Windows 10 has barely improved its share in October 2017, according to NetMarketShare data, remaining the second most-used desktop operating system worldwide after leader Windows 7.

Windows 10 improved from 29.09 percent to 29.26 percent the last month, yet it’s worth noting that the Fall Creators Update not only that has been available for roughly 13 days the last month, but it’s also being rolled out in stages, so not all customers are getting it right away.

The slow growth seems to indicate that the majority of people who manually upgraded to the Fall Creators Update were mostly existing Windows 10 users running an older version of the operating system.

Windows 7 still top desktop OS

Windows 7, on the other hand, is still declining, and this new batch of figures shows that it’s losing share at nearly the same pace as in the previous months. In October 2017, Windows 7 was running on 46.63 percent of desktop computers worldwide, down from 47.21 percent. So while Windows 10 increased 0.17 percent, Windows 7 dropped 0.53 percent, which means the latest version of the OS managed to reduce the gap slightly last month.

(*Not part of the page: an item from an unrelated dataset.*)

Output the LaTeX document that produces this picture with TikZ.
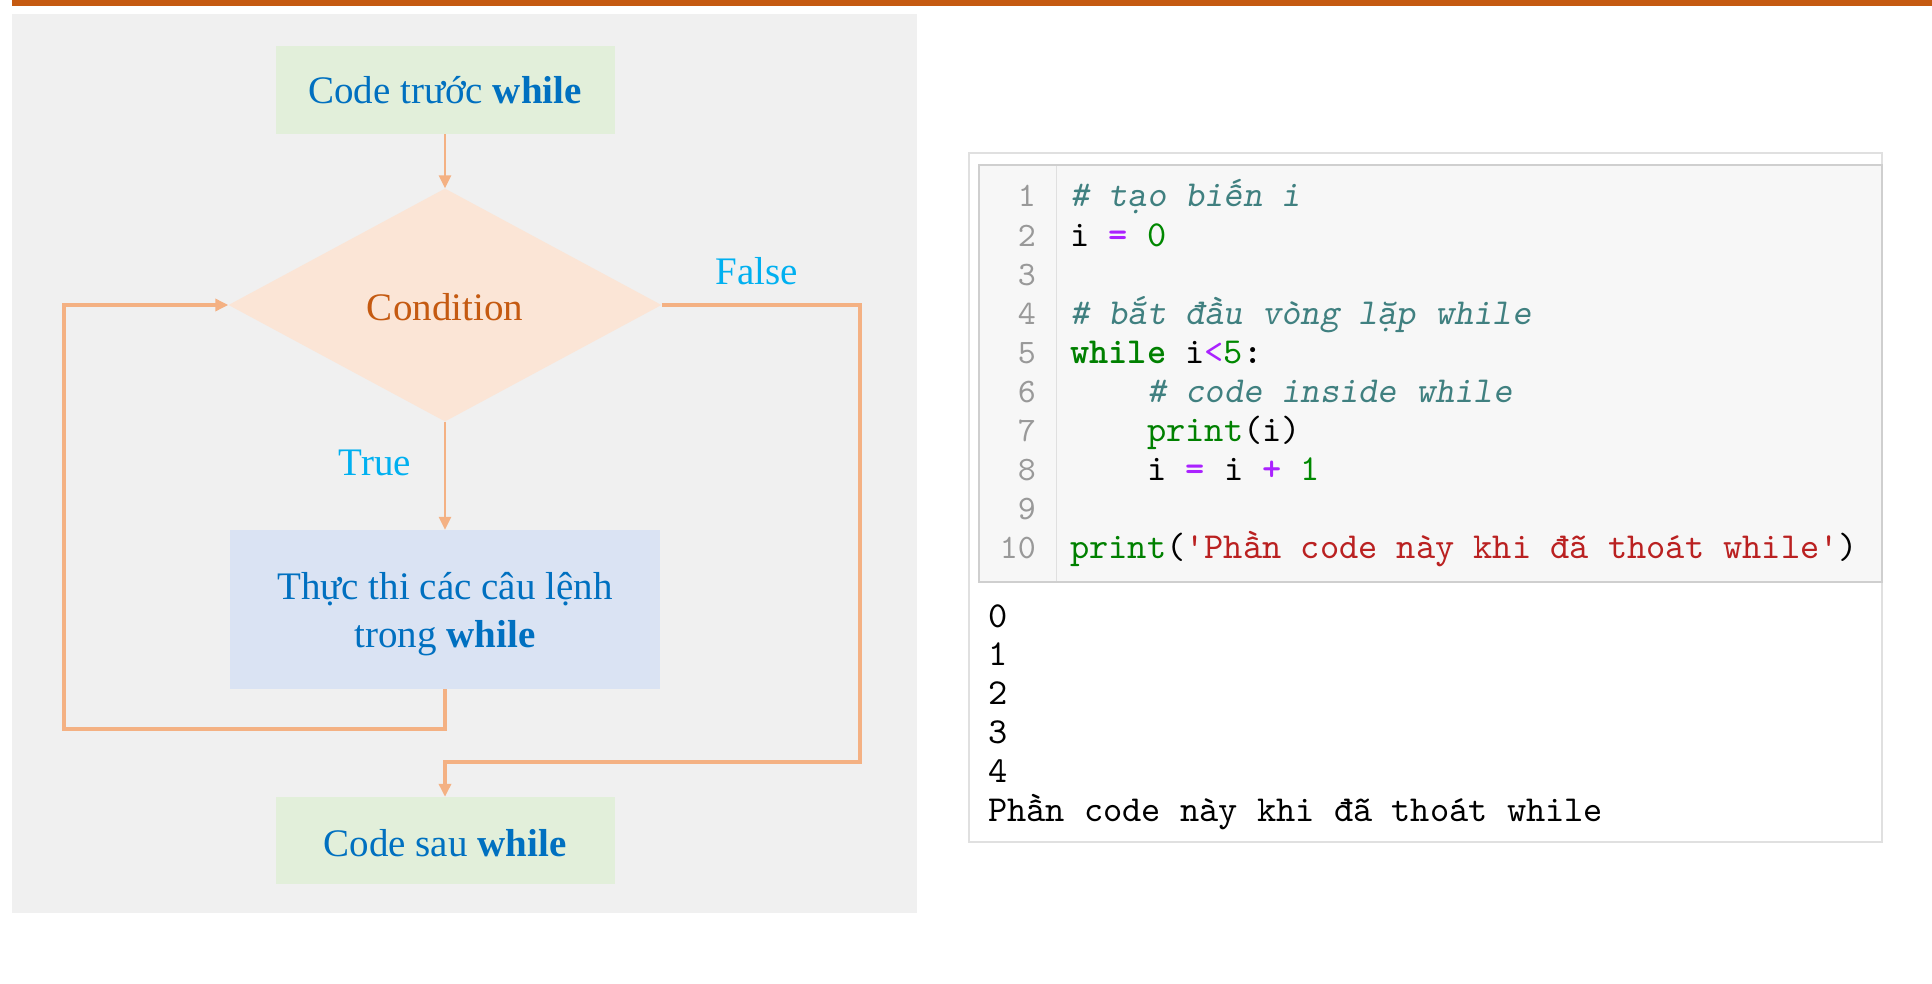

Windows 10, however, still needs a faster-growing pace, as Microsoft will pull support for Windows 7 in approximately two years and the company does not afford the operating system launched in 2009 to be running on too many systems when the time comes.

Judging from what happened with Windows XP when end-of-life was reached in April 2014, there’s a good chance this is impossible to avoid, especially because Windows 7 users not only they don’t seem too eager to upgrade to Windows 10, but they also show little concern regarding their security after support is pulled.